「A社は3,500万円、B社は3,200万円。この差は一体何?」
不動産の売却を検討して複数の不動産会社に査定を依頼すると、提示される金額に驚くほどの開きが出ることが珍しくありません。時には数百万単位の差になることもあります。
多くの人は「高く評価してくれたA社の方が優秀だ」と考えがちですが、構造分析の視点から見ると、その判断は非常に危険です。
なぜなら、不動産会社が提示する「査定額」は、「必ずその金額で売れる保証額」ではなく、あくまで「売り出し価格の提案」に過ぎないからです。
今回は、金融市場の分析で培った視点から、不動産業界特有の「査定額が歪む構造」を解剖します。
1. 査定額を歪ませる「インセンティブ構造」の正体
不動産会社が無料で査定を行う最大の目的は、あなたから売却の依頼(媒介契約)を獲得することです。

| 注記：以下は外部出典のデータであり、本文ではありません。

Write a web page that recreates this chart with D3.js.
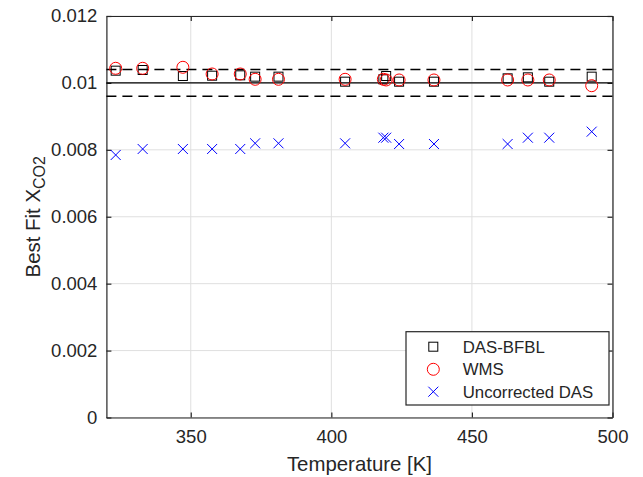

この「契約を取りたい」という強い動機(インセンティブ)が、提示する数字にバイアス(歪み)を生じさせる原因となります。
① 「高預かり」を狙う営業戦略
他社との競争に勝つために、あえて相場よりも大幅に高い査定額を提示する手法です。これを業界では「高預かり」と呼びます。
- 業者の狙い: 「高く売れますよ」という甘い言葉で、まずは契約を結ぶこと。
- その後の構造: 当然、相場より高すぎる物件は売れません。一定期間後に「反響がないので値下げしましょう」と提案され、最終的には相場通りの価格で売ることになります。

結果として、売却期間が長引くだけでなく、「売れ残り物件」というレッテルが貼られ、足元を見られて買い叩かれるリスクすら生じます。
② データに基づかない「鉛筆なめなめ」査定
本来、査定は近隣の取引事例や路線価などのデータに基づいて論理的に行われるべきです。しかし、一部の業者は「これくらいなら契約してくれるだろう」という感覚や、自社のノルマ達成のために数字を操作することがあります。
ここに論理的な根拠(エビデンス)はありません。あるのは業者の都合という「構造」だけです。
2. 売却活動の骨組みを決める「媒介契約」の構造
査定額だけでなく、不動産会社と結ぶ「契約の種類」も売却の結果を大きく左右する重要な構造です。

特に注意が必要なのが「囲い込み」という問題です。 1社だけに任せる「専任媒介契約」を結んだ場合、その業者が自社で買主を見つけて「両手仲介(売主と買主の両方から手数料をもらうこと)」を狙うあまり、他社からの購入希望の問い合わせを意図的に断る行為です。
これは売主の利益を損なう背信行為ですが、業界の構造上、完全になくすことが難しいのが現状です。
3. 「負けない売却」を実現するための構造的アプローチ
では、こうした構造の中で、私たちがカモにされず、納得できる売却を実現するにはどうすればよいのでしょうか。
① 複数の「視点」を比較して市場の歪みを正す
1社の査定しか見ないと、その数字が業者の都合で歪められているのか、市場の適正価格なのか判断できません。
金融市場で複数の指標を組み合わせて分析するように、不動産でも必ず複数社(少なくとも3社以上)の査定結果を並べて比較する必要があります。
- 最高値と最安値の幅はどれくらいか?
- 突出して高い(または安い)業者の根拠は何か?
この比較プロセスを経ることで、初めて「市場の適正価格帯」という客観的な事実が見えてきます。
② 査定額の「根拠」を問いただす
提示された金額に対し、「なぜこの金額になったのか、近隣の成約事例に基づいた根拠を見せてください」と質問してください。
論理的なデータ(構造)で説明できる業者は信頼に値します。逆に、感覚的な説明に終始する業者は、その時点で選択肢から外すべきです。
結論:構造を見抜く目が、最大の防御策になる
不動産売却は、動く金額が大きいだけに、業者のインセンティブ構造も複雑に絡み合っています。
提示された「表面上の査定額」に一喜一憂するのではなく、その裏にある「業者の意図」や「契約の構造」を冷静に見極めること。
それこそが、後悔しない、負けない売却を実現するための唯一の道です。